» Given instruction
Skip the pictures and extract all of the lines exactly as written.

» Data shown
* BEGIN *

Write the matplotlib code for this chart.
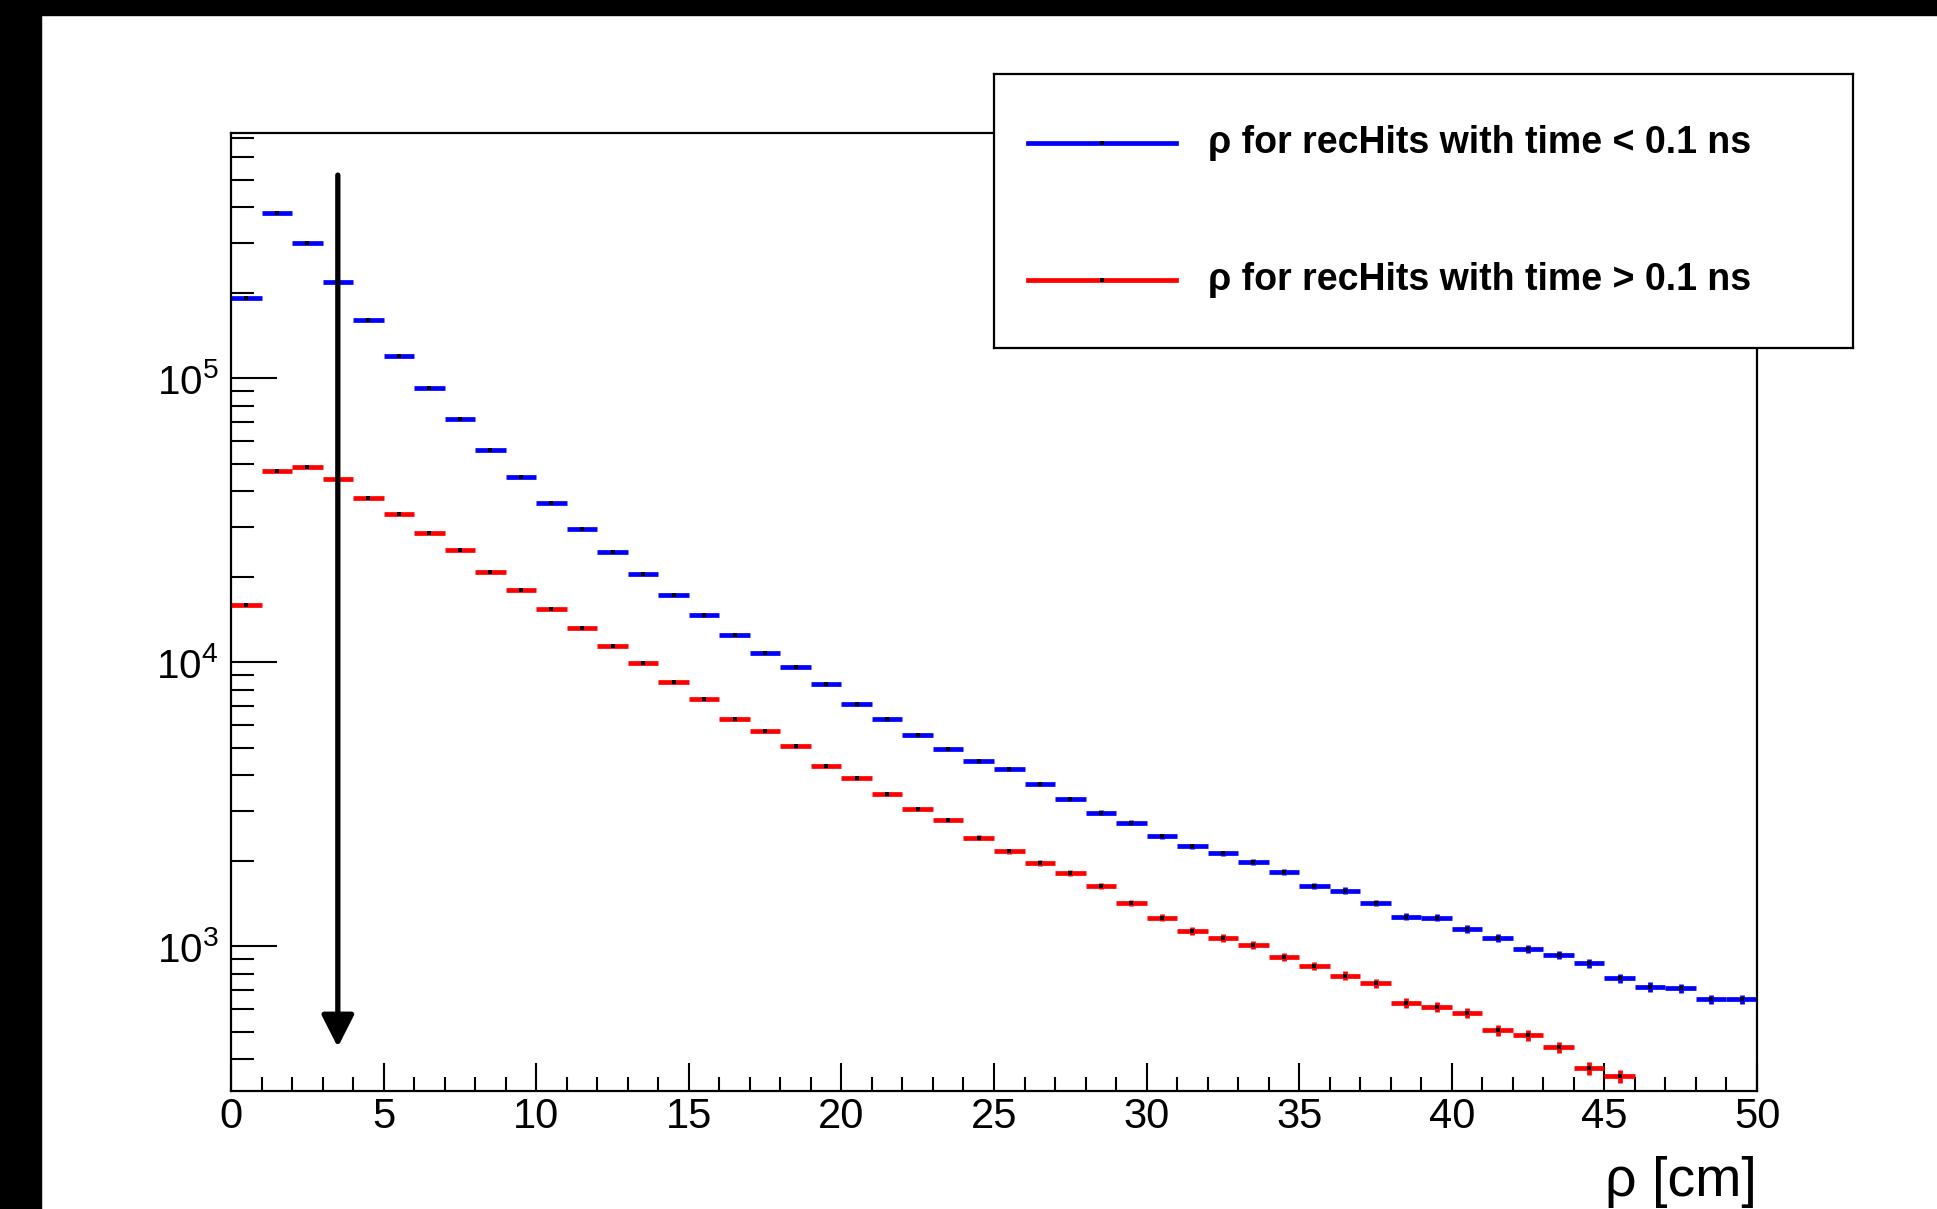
import numpy as np
import matplotlib
matplotlib.use('Agg')
import matplotlib.pyplot as plt
from matplotlib.ticker import LogLocator, MultipleLocator, NullFormatter, FixedLocator, FixedFormatter
from matplotlib.patches import Rectangle

plt.rcParams['font.family'] = ['Liberation Sans', 'DejaVu Sans']
plt.rcParams['mathtext.fontset'] = 'custom'
plt.rcParams['mathtext.rm'] = 'Liberation Sans'
plt.rcParams['mathtext.default'] = 'regular'

# 数据: 每个bin 1 cm, 0-50
bin_edges = np.arange(0, 51, 1)
blue_counts = [192000, 383000, 300000, 218000, 160000, 120000, 92300, 71900, 56000, 44900,
               36400, 29500, 24400, 20400, 17200, 14600, 12500, 10800, 9600, 8350,
               7120, 6310, 5540, 4960, 4490, 4190, 3710, 3290, 2950, 2720,
               2440, 2250, 2120, 1980, 1820, 1630, 1570, 1420, 1270, 1260,
               1150, 1070, 980, 933, 869, 771, 719, 712, 650, 650]
red_counts = [15850, 47200, 48600, 44000, 37800, 33200, 28600, 24900, 20800, 17900,
              15400, 13200, 11400, 9900, 8520, 7410, 6310, 5710, 5060, 4310,
              3900, 3430, 3040, 2780, 2410, 2160, 1960, 1810, 1630, 1420,
              1260, 1130, 1070, 1010, 914, 851, 787, 741, 631, 612,
              582, 506, 486, 440, 371, 349]
legend_labels = [r'ρ for recHits with time < 0.1 ns', r'ρ for recHits with time > 0.1 ns']
x_label = 'ρ [cm]'
arrow_x = 3.5
arrow_y = [5.19e5, 441]

fig = plt.figure(figsize=(19.37, 12.09), dpi=100)
W, H = 1937, 1209

# ROOT 截图的黑边
fig.patches.append(Rectangle((0, 0), 41 / W, 1, transform=fig.transFigure, color='k', zorder=0))
fig.patches.append(Rectangle((0, 1 - 15 / H), 1, 15 / H, transform=fig.transFigure, color='k', zorder=0))

ax = fig.add_axes([231 / W, 1 - 1091 / H, (1757 - 231) / W, (1091 - 133) / H])

centers = bin_edges[:-1] + 0.5
for counts, col in [(blue_counts, (0, 0, 1)), (red_counts, (1, 0, 0))]:
    c = np.array(counts, dtype=float)
    xc = centers[:len(c)]
    ax.errorbar(xc, c, xerr=0.5, yerr=np.sqrt(c), fmt='none', ecolor=col, elinewidth=3.4, capsize=0)
    ax.plot(xc, c, 's', color='k', ms=2.2, mew=0)

ax.annotate('', xy=(arrow_x, arrow_y[1]), xytext=(arrow_x, arrow_y[0]),
            arrowprops=dict(arrowstyle='-|>,head_length=0.65,head_width=0.33', lw=3.8, color='k',
                            mutation_scale=30, shrinkA=0, shrinkB=0))

ax.set_yscale('log')
ax.set_xlim(0, 50)
ax.set_ylim(309, 7.3e5)

ax.xaxis.set_major_locator(MultipleLocator(5))
ax.xaxis.set_minor_locator(MultipleLocator(1))
ax.yaxis.set_major_locator(FixedLocator([1e3, 1e4, 1e5]))
ax.yaxis.set_major_formatter(FixedFormatter(['$10^{3}$', '$10^{4}$', '$10^{5}$']))
ax.yaxis.set_minor_locator(LogLocator(base=10, subs=np.arange(2, 10)))
ax.yaxis.set_minor_formatter(NullFormatter())

ax.tick_params(axis='x', which='major', direction='in', length=20, width=1.5, labelsize=30, pad=4,
               top=False)
ax.tick_params(axis='x', which='minor', direction='in', length=10, width=1.5, top=False)
ax.tick_params(axis='y', which='major', direction='in', length=33, width=1.5, labelsize=29, pad=9,
               right=False)
ax.tick_params(axis='y', which='minor', direction='in', length=16.5, width=1.5, right=False)
for s in ax.spines.values():
    s.set_linewidth(1.6)

# 参考图里标题底部被截掉, 这里略微上移让它完整
fig.text(1757 / W, 1 - 1196 / H, x_label, ha='right', va='baseline', fontsize=40)

# 图例
lax = fig.add_axes([994 / W, 1 - 348 / H, (1853 - 994) / W, (348 - 74) / H])
lax.set_xlim(0, 1)
lax.set_ylim(0, 1)
lax.set_xticks([])
lax.set_yticks([])
for s in lax.spines.values():
    s.set_linewidth(1.6)
for yy, col, lab in [(0.748, (0, 0, 1), legend_labels[0]), (0.248, (1, 0, 0), legend_labels[1])]:
    lax.plot([0.0396, 0.2119], [yy, yy], color=col, lw=3.4)
    lax.plot([0.1258], [yy], 's', color='k', ms=2.2, mew=0)
    lax.text(0.249, yy, lab, ha='left', va='center', fontsize=27, fontweight='bold')

fig.savefig('out.png', dpi=100)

* END *

» Exercise answer
Write the matplotlib code for this chart.
import numpy as np
import matplotlib
matplotlib.use('Agg')
import matplotlib.pyplot as plt
from matplotlib.ticker import LogLocator, MultipleLocator, NullFormatter, FixedLocator, FixedFormatter
from matplotlib.patches import Rectangle

plt.rcParams['font.family'] = ['Liberation Sans', 'DejaVu Sans']
plt.rcParams['mathtext.fontset'] = 'custom'
plt.rcParams['mathtext.rm'] = 'Liberation Sans'
plt.rcParams['mathtext.default'] = 'regular'

# 数据: 每个bin 1 cm, 0-50
bin_edges = np.arange(0, 51, 1)
blue_counts = [192000, 383000, 300000, 218000, 160000, 120000, 92300, 71900, 56000, 44900,
               36400, 29500, 24400, 20400, 17200, 14600, 12500, 10800, 9600, 8350,
               7120, 6310, 5540, 4960, 4490, 4190, 3710, 3290, 2950, 2720,
               2440, 2250, 2120, 1980, 1820, 1630, 1570, 1420, 1270, 1260,
               1150, 1070, 980, 933, 869, 771, 719, 712, 650, 650]
red_counts = [15850, 47200, 48600, 44000, 37800, 33200, 28600, 24900, 20800, 17900,
              15400, 13200, 11400, 9900, 8520, 7410, 6310, 5710, 5060, 4310,
              3900, 3430, 3040, 2780, 2410, 2160, 1960, 1810, 1630, 1420,
              1260, 1130, 1070, 1010, 914, 851, 787, 741, 631, 612,
              582, 506, 486, 440, 371, 349]
legend_labels = [r'ρ for recHits with time < 0.1 ns', r'ρ for recHits with time > 0.1 ns']
x_label = 'ρ [cm]'
arrow_x = 3.5
arrow_y = [5.19e5, 441]

fig = plt.figure(figsize=(19.37, 12.09), dpi=100)
W, H = 1937, 1209

# ROOT 截图的黑边
fig.patches.append(Rectangle((0, 0), 41 / W, 1, transform=fig.transFigure, color='k', zorder=0))
fig.patches.append(Rectangle((0, 1 - 15 / H), 1, 15 / H, transform=fig.transFigure, color='k', zorder=0))

ax = fig.add_axes([231 / W, 1 - 1091 / H, (1757 - 231) / W, (1091 - 133) / H])

centers = bin_edges[:-1] + 0.5
for counts, col in [(blue_counts, (0, 0, 1)), (red_counts, (1, 0, 0))]:
    c = np.array(counts, dtype=float)
    xc = centers[:len(c)]
    ax.errorbar(xc, c, xerr=0.5, yerr=np.sqrt(c), fmt='none', ecolor=col, elinewidth=3.4, capsize=0)
    ax.plot(xc, c, 's', color='k', ms=2.2, mew=0)

ax.annotate('', xy=(arrow_x, arrow_y[1]), xytext=(arrow_x, arrow_y[0]),
            arrowprops=dict(arrowstyle='-|>,head_length=0.65,head_width=0.33', lw=3.8, color='k',
                            mutation_scale=30, shrinkA=0, shrinkB=0))

ax.set_yscale('log')
ax.set_xlim(0, 50)
ax.set_ylim(309, 7.3e5)

ax.xaxis.set_major_locator(MultipleLocator(5))
ax.xaxis.set_minor_locator(MultipleLocator(1))
ax.yaxis.set_major_locator(FixedLocator([1e3, 1e4, 1e5]))
ax.yaxis.set_major_formatter(FixedFormatter(['$10^{3}$', '$10^{4}$', '$10^{5}$']))
ax.yaxis.set_minor_locator(LogLocator(base=10, subs=np.arange(2, 10)))
ax.yaxis.set_minor_formatter(NullFormatter())

ax.tick_params(axis='x', which='major', direction='in', length=20, width=1.5, labelsize=30, pad=4,
               top=False)
ax.tick_params(axis='x', which='minor', direction='in', length=10, width=1.5, top=False)
ax.tick_params(axis='y', which='major', direction='in', length=33, width=1.5, labelsize=29, pad=9,
               right=False)
ax.tick_params(axis='y', which='minor', direction='in', length=16.5, width=1.5, right=False)
for s in ax.spines.values():
    s.set_linewidth(1.6)

# 参考图里标题底部被截掉, 这里略微上移让它完整
fig.text(1757 / W, 1 - 1196 / H, x_label, ha='right', va='baseline', fontsize=40)

# 图例
lax = fig.add_axes([994 / W, 1 - 348 / H, (1853 - 994) / W, (348 - 74) / H])
lax.set_xlim(0, 1)
lax.set_ylim(0, 1)
lax.set_xticks([])
lax.set_yticks([])
for s in lax.spines.values():
    s.set_linewidth(1.6)
for yy, col, lab in [(0.748, (0, 0, 1), legend_labels[0]), (0.248, (1, 0, 0), legend_labels[1])]:
    lax.plot([0.0396, 0.2119], [yy, yy], color=col, lw=3.4)
    lax.plot([0.1258], [yy], 's', color='k', ms=2.2, mew=0)
    lax.text(0.249, yy, lab, ha='left', va='center', fontsize=27, fontweight='bold')

fig.savefig('out.png', dpi=100)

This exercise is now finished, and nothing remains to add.